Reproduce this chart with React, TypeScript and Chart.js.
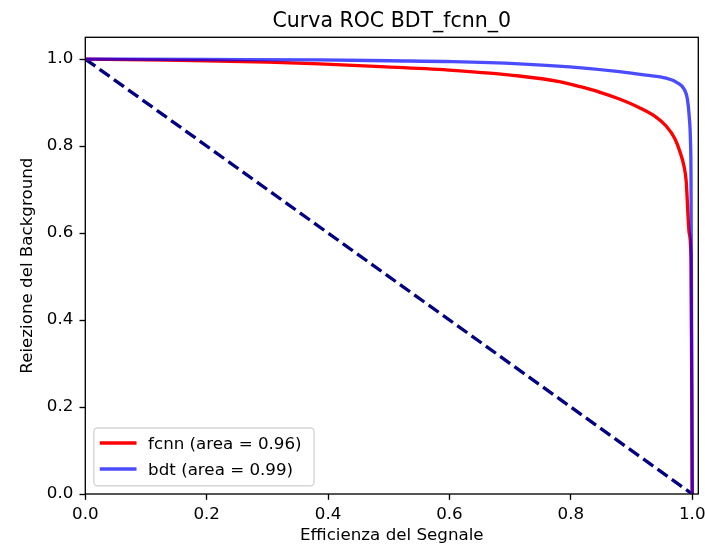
import React, { useEffect, useRef } from "react";
import { Chart, registerables } from "chart.js";

Chart.register(...registerables);

const TITLE = "Curva ROC BDT_fcnn_0";
const X_LABEL = "Efficienza del Segnale";
const Y_LABEL = "Reiezione del Background";
const TICK_VALUES = [0, 0.2, 0.4, 0.6, 0.8, 1.0];

const FCNN_LABEL = "fcnn (area = 0.96)";
const FCNN_X = [0, 0.1, 0.2, 0.3, 0.386, 0.496, 0.606, 0.715, 0.781, 0.814, 0.847, 0.88, 0.913, 0.941, 0.957, 0.971, 0.979, 0.987, 0.99, 0.995, 0.998, 1.0];
const FCNN_Y = [1.0, 0.998, 0.996, 0.993, 0.989, 0.982, 0.974, 0.961, 0.948, 0.937, 0.924, 0.908, 0.888, 0.866, 0.846, 0.818, 0.79, 0.75, 0.72, 0.6, 0.537, 0.0];

const BDT_LABEL = "bdt (area = 0.99)";
const BDT_X = [0, 0.2, 0.386, 0.5, 0.606, 0.715, 0.798, 0.88, 0.924, 0.957, 0.975, 0.987, 0.992, 0.995, 0.997, 0.998, 1.0];
const BDT_Y = [1.0, 0.999, 0.998, 0.996, 0.994, 0.989, 0.982, 0.971, 0.963, 0.956, 0.946, 0.93, 0.908, 0.869, 0.816, 0.73, 0.0];

const DIAG_X = [0, 1];
const DIAG_Y = [1, 0];

const FONT = '"DejaVu Sans", "Liberation Sans", sans-serif';

const toPoints = (xs: number[], ys: number[]) => xs.map((x, i) => ({ x, y: ys[i] }));

const framePlugin = {
  id: "frame",
  afterDatasetsDraw(chart: any) {
    const { ctx, chartArea: a } = chart;
    ctx.save();
    ctx.strokeStyle = "#000";
    ctx.lineWidth = 1.33;
    ctx.strokeRect(a.left, a.top, a.right - a.left, a.bottom - a.top);
    ctx.restore();
  },
};

const titlePlugin = {
  id: "topTitle",
  afterDraw(chart: any) {
    const { ctx, chartArea: a } = chart;
    ctx.save();
    ctx.fillStyle = "#000";
    ctx.font = `20.5px ${FONT}`;
    ctx.textAlign = "center";
    ctx.textBaseline = "alphabetic";
    ctx.fillText(TITLE, (a.left + a.right) / 2, 26.7);
    ctx.restore();
  },
};

const legendPlugin = {
  id: "insideLegend",
  afterDraw(chart: any) {
    const { ctx, chartArea: a } = chart;
    const items = chart.data.datasets.filter((d: any) => d.inLegend);
    ctx.save();
    ctx.font = `16.7px ${FONT}`;
    let maxW = 0;
    items.forEach((d: any) => {
      maxW = Math.max(maxW, ctx.measureText(d.label).width);
    });
    const rowH = 26;
    const boxX = a.left + 8.5;
    const boxH = 15 + rowH * (items.length - 1) + 16.7;
    const boxY = a.bottom - 8.3 - boxH;
    const boxW = 54.3 + maxW + 12.5;
    ctx.beginPath();
    ctx.roundRect(boxX, boxY, boxW, boxH, 3.5);
    ctx.fillStyle = "rgba(255,255,255,0.8)";
    ctx.fill();
    ctx.lineWidth = 1.4;
    ctx.strokeStyle = "rgba(204,204,204,0.8)";
    ctx.stroke();
    items.forEach((d: any, i: number) => {
      const cy = boxY + 15 + i * rowH;
      ctx.beginPath();
      ctx.moveTo(boxX + 6, cy);
      ctx.lineTo(boxX + 42.7, cy);
      ctx.strokeStyle = d.borderColor;
      ctx.lineWidth = 3.33;
      ctx.lineCap = "butt";
      ctx.stroke();
      ctx.fillStyle = "#000";
      ctx.textAlign = "left";
      ctx.textBaseline = "alphabetic";
      ctx.fillText(d.label, boxX + 54.3, cy + 6.1);
    });
    ctx.restore();
  },
};

export default function App() {
  const canvasRef = useRef<HTMLCanvasElement | null>(null);

  useEffect(() => {
    if (!canvasRef.current) return;
    const tickFont = { family: FONT, size: 16.7 };
    const chart = new Chart(canvasRef.current, {
      type: "line",
      data: {
        datasets: [
          {
            label: FCNN_LABEL,
            inLegend: true,
            data: toPoints(FCNN_X, FCNN_Y),
            borderColor: "rgb(255,0,0)",
            borderWidth: 3.33,
            pointRadius: 0,
            fill: false,
            cubicInterpolationMode: "monotone",
            order: 2,
          } as any,
          {
            label: BDT_LABEL,
            inLegend: true,
            data: toPoints(BDT_X, BDT_Y),
            borderColor: "rgba(0,0,255,0.7)",
            borderWidth: 3.33,
            pointRadius: 0,
            fill: false,
            cubicInterpolationMode: "monotone",
            order: 1,
          } as any,
          {
            label: "diagonal",
            inLegend: false,
            data: toPoints(DIAG_X, DIAG_Y),
            borderColor: "#000080",
            borderWidth: 3.33,
            borderDash: [12.3, 5.3],
            pointRadius: 0,
            fill: false,
            tension: 0,
            order: 3,
          } as any,
        ],
      },
      options: {
        responsive: false,
        animation: false,
        devicePixelRatio: 1,
        layout: {
          autoPadding: false,
          padding: { left: 0, right: 6.7, top: 37.3, bottom: 0 },
        },
        plugins: {
          legend: { display: false },
          title: { display: false },
          tooltip: { enabled: false },
        },
        scales: {
          x: {
            type: "linear",
            min: 0,
            max: 1.01,
            afterBuildTicks: (scale: any) => {
              scale.ticks = TICK_VALUES.map((v) => ({ value: v }));
            },
            afterFit: (scale: any) => {
              scale.height = 54;
              scale.paddingLeft = 0;
              scale.paddingRight = 0;
            },
            ticks: {
              callback: (v: any) => Number(v).toFixed(1),
              font: tickFont,
              color: "#000",
              padding: 4.6,
              maxRotation: 0,
              autoSkip: false,
            },
            grid: {
              display: true,
              drawOnChartArea: false,
              drawTicks: true,
              tickLength: 5.8,
              tickColor: "#000",
              tickWidth: 1.33,
            },
            border: { display: false },
            title: {
              display: true,
              text: X_LABEL,
              font: tickFont,
              color: "#000",
              padding: { top: 0, bottom: 2.1 },
            },
          },
          y: {
            type: "linear",
            min: 0,
            max: 1.05,
            afterBuildTicks: (scale: any) => {
              scale.ticks = TICK_VALUES.map((v) => ({ value: v }));
            },
            afterFit: (scale: any) => {
              scale.width = 85.3;
              scale.paddingTop = 0;
              scale.paddingBottom = 0;
            },
            ticks: {
              callback: (v: any) => Number(v).toFixed(1),
              font: tickFont,
              color: "#000",
              padding: 6.2,
              autoSkip: false,
            },
            grid: {
              display: true,
              drawOnChartArea: false,
              drawTicks: true,
              tickLength: 5.8,
              tickColor: "#000",
              tickWidth: 1.33,
            },
            border: { display: false },
            title: {
              display: true,
              text: Y_LABEL,
              font: tickFont,
              color: "#000",
              padding: { top: 17.4, bottom: 0 },
            },
          },
        },
      },
      plugins: [framePlugin, titlePlugin, legendPlugin],
    } as any);
    return () => chart.destroy();
  }, []);

  return (
    <div style={{ position: "absolute", left: 0, top: 0, width: 705, height: 548, background: "#fff" }}>
      <canvas ref={canvasRef} width={705} height={548} style={{ width: 705, height: 548, display: "block" }} />
    </div>
  );
}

:::::

> Requirements:
Restate the material word for word from its first line through the line containing "0.6, 0.537, 0.0];", both included; the pictures do not belong in it.

> Response to the exercise:
Reproduce this chart with React, TypeScript and Chart.js.
import React, { useEffect, useRef } from "react";
import { Chart, registerables } from "chart.js";

Chart.register(...registerables);

const TITLE = "Curva ROC BDT_fcnn_0";
const X_LABEL = "Efficienza del Segnale";
const Y_LABEL = "Reiezione del Background";
const TICK_VALUES = [0, 0.2, 0.4, 0.6, 0.8, 1.0];

const FCNN_LABEL = "fcnn (area = 0.96)";
const FCNN_X = [0, 0.1, 0.2, 0.3, 0.386, 0.496, 0.606, 0.715, 0.781, 0.814, 0.847, 0.88, 0.913, 0.941, 0.957, 0.971, 0.979, 0.987, 0.99, 0.995, 0.998, 1.0];
const FCNN_Y = [1.0, 0.998, 0.996, 0.993, 0.989, 0.982, 0.974, 0.961, 0.948, 0.937, 0.924, 0.908, 0.888, 0.866, 0.846, 0.818, 0.79, 0.75, 0.72, 0.6, 0.537, 0.0];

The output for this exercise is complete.